Footage and reporting describe her walking through the gym while being confronted by staff or gym members who argued that her appearance violated dress code expectations and basic standards of appropriateness in a shared workout space.

Reynolds, however, maintained that she was technically clothed, repeatedly arguing that she was wearing a sports bra and bikini-style bottoms underneath the paint and insisting that her outfit should not be interpreted as nudity.

=== Livestream shark incident ===
In April 2024, videos circulated online showing Reynolds participating in an IRL livestream on Kick during which she and a group of friends attempted to catch sharks at a beach. After an initial unsuccessful attempt the previous night, the group returned and set up fishing equipment before successfully catching a shark during the livestream.

Following the capture, Reynolds and her friends brought the shark into shallow water, where she posed for photos and briefly sat on the animal while it was restrained for the livestream. The footage showed the shark being held in place while content was recorded for the livestream. The animal was later released back into the water.

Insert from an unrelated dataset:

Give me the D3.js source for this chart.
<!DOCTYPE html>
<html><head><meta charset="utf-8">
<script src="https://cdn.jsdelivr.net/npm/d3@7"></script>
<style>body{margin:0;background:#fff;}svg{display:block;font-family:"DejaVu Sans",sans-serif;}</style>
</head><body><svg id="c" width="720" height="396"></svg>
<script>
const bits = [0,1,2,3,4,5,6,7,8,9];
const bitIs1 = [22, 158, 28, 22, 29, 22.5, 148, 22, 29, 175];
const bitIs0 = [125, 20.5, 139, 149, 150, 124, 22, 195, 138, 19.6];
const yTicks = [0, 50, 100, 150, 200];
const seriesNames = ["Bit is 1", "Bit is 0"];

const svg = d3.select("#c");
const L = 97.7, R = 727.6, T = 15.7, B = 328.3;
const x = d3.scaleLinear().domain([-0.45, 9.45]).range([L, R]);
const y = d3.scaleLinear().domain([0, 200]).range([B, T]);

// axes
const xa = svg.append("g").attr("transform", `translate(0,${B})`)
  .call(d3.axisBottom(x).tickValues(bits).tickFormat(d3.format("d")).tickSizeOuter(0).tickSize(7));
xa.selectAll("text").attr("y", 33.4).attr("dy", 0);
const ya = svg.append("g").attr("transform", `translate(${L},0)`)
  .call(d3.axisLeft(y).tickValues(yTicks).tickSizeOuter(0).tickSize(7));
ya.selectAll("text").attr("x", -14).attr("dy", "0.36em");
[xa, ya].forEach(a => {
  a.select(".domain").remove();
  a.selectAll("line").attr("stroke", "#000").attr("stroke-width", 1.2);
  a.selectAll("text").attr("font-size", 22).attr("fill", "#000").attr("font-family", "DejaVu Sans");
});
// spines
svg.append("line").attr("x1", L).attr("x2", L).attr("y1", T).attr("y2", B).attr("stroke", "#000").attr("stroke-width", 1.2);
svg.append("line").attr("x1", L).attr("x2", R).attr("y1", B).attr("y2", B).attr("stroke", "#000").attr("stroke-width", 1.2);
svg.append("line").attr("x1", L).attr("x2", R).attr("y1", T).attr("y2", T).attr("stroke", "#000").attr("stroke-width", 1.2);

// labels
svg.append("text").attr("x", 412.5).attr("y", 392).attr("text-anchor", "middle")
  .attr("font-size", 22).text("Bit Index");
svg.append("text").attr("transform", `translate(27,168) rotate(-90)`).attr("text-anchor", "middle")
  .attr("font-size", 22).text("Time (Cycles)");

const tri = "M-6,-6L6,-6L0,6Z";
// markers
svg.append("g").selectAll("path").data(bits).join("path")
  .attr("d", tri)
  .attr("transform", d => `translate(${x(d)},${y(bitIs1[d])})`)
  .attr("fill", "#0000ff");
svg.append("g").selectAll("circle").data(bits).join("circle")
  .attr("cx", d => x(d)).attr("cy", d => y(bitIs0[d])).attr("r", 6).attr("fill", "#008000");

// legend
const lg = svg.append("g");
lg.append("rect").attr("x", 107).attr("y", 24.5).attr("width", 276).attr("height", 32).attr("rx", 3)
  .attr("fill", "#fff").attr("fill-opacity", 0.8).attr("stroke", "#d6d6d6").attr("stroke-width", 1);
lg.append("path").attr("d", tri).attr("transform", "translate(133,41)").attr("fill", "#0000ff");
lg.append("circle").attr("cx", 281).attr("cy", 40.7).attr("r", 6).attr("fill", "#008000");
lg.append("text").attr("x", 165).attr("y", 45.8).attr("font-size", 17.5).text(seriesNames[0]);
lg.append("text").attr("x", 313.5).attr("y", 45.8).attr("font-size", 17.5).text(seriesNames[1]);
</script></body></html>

After the incident, Reynolds stated in a livestream response that she had sustained minor injuries from contact with the shark, describing cuts caused by its rough skin while she was sitting on it.

=== Lady Bird Lake incident ===
In May 2024, Reynolds received widespread criticism after livestreaming an incident at Lady Bird Lake in Austin, Texas, in which she offered a woman $20 to jump into the lake as part of a purported scavenger hunt. After the woman entered the water, she called for help while Reynolds and her friends left the area. A fire truck was later seen arriving at the scene.

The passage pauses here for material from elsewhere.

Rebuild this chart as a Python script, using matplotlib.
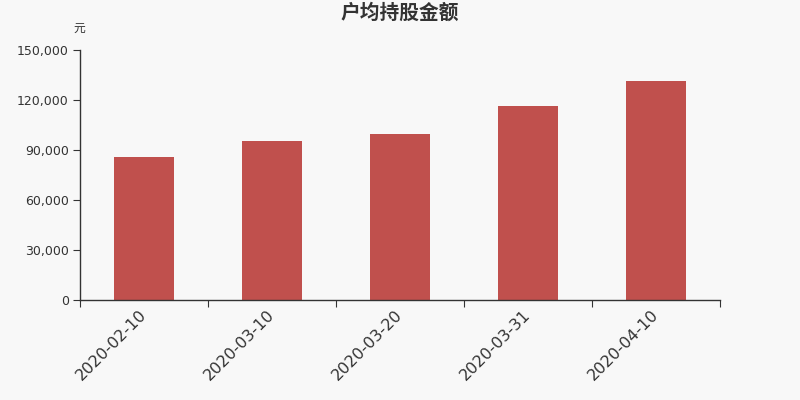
import matplotlib
matplotlib.use("Agg")
import matplotlib.pyplot as plt
import numpy as np
from matplotlib.ticker import FuncFormatter

plt.rcParams['font.family'] = ['DejaVu Sans', 'Noto Sans CJK SC']

categories = ["2020-02-10", "2020-03-10", "2020-03-20", "2020-03-31", "2020-04-10"]
values = [85800, 95400, 99800, 116600, 131600]
yticks = [0, 30000, 60000, 90000, 120000, 150000]

bg = "#f8f8f8"
fig = plt.figure(figsize=(8, 4), dpi=100, facecolor=bg)
ax = fig.add_axes([0.1, 0.25, 0.8, 0.625], facecolor=bg)

x = np.arange(len(categories))
ax.bar(x, values, width=0.47, color="#c0504d", zorder=2)

ax.set_xlim(-0.5, len(categories) - 0.5)
ax.set_ylim(0, 150000)
ax.set_yticks(yticks)
ax.yaxis.set_major_formatter(FuncFormatter(lambda v, p: f"{int(v):,}"))

ax.set_xticks(np.arange(-0.5, len(categories), 1.0))
ax.set_xticklabels([])
ax.set_xticks(x, minor=True)
ax.set_xticklabels(categories, minor=True, rotation=45, ha='right', va='center',
                   rotation_mode='anchor', fontsize=11.5, color="#333333")
ax.tick_params(axis='x', which='minor', length=0, pad=9)
ax.tick_params(axis='x', which='major', length=5, color="#333333", direction='out')
ax.tick_params(axis='y', length=5, color="#333333", labelsize=9, labelcolor="#333333", pad=3)

for s in ['top', 'right']:
    ax.spines[s].set_visible(False)
for s in ['left', 'bottom']:
    ax.spines[s].set_color("#333333")
    ax.spines[s].set_linewidth(1)

fig.text(0.5, 0.967, "户均持股金额", ha='center', va='center', fontsize=14.2,
         fontweight='bold', color="#333333", family=['Noto Sans CJK SC', 'DejaVu Sans'])
fig.text(0.099, 0.93, "元", ha='center', va='center', fontsize=8.5, color="#333333",
         family=['Noto Sans CJK SC', 'DejaVu Sans'])

fig.savefig("out.png", dpi=100, facecolor=bg)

The Austin Police Department confirmed that officers responded to the incident but that no report was filed. According to police, the woman was provided clothing and transportation home, and no criminal charges were filed. Police also cautioned against participating in online challenges or pranks that could result in serious injury or death.

Reynolds later disputed accusations that the woman had been drowning, stating during a subsequent livestream that the woman "wasn't drowning" and claiming she believed the woman was under the influence of drugs.

=== Allegations of employee payment withholdment ===
In July 2024, Reynolds was accused by a former associate of failing to pay agreed-upon wages and legal expenses following a failed content production involving a staged “prank” in which a van was painted with the phrase “free candy.” The group was reportedly stopped by police during the stunt, resulting in arrests and legal issues for those involved.

A former collaborator, Josiah Banks, alleged that Reynolds had promised to cover his legal fees and provide a monthly payment of approximately $4,700, but later did not fulfill these commitments when legal costs arose. He further claimed that wage deductions were made to offset expenses related to the incident. Reynolds denied the allegations.

=== Demonstration at TikTok headquarters ===
On June 9, 2025, Reynolds appeared outside TikTok's headquarters after her main TikTok account was suspended. Videos circulated on social media showing her crying, speaking on the phone, knocking on the building's doors, and pleading to be allowed inside in an effort to have her account reinstated.

=== No-show meet-and-greet ===
In October 2025, videos circulated online showing Reynolds standing alone at a planned public meet-and-greet with no attendees present. The clips, widely shared on TikTok, depicted her waiting with security personnel while no fans arrived, quickly drawing millions of views and speculation that the event had been staged as a publicity stunt.

Reynolds later addressed the incident in a TikTok video, stating she had expected a large turnout but that no one attended, describing it as “the most humiliating” experience of her life.

== Personal life ==
Reynolds is based in Los Angeles. Her boyfriend is named Zachary Huelsman.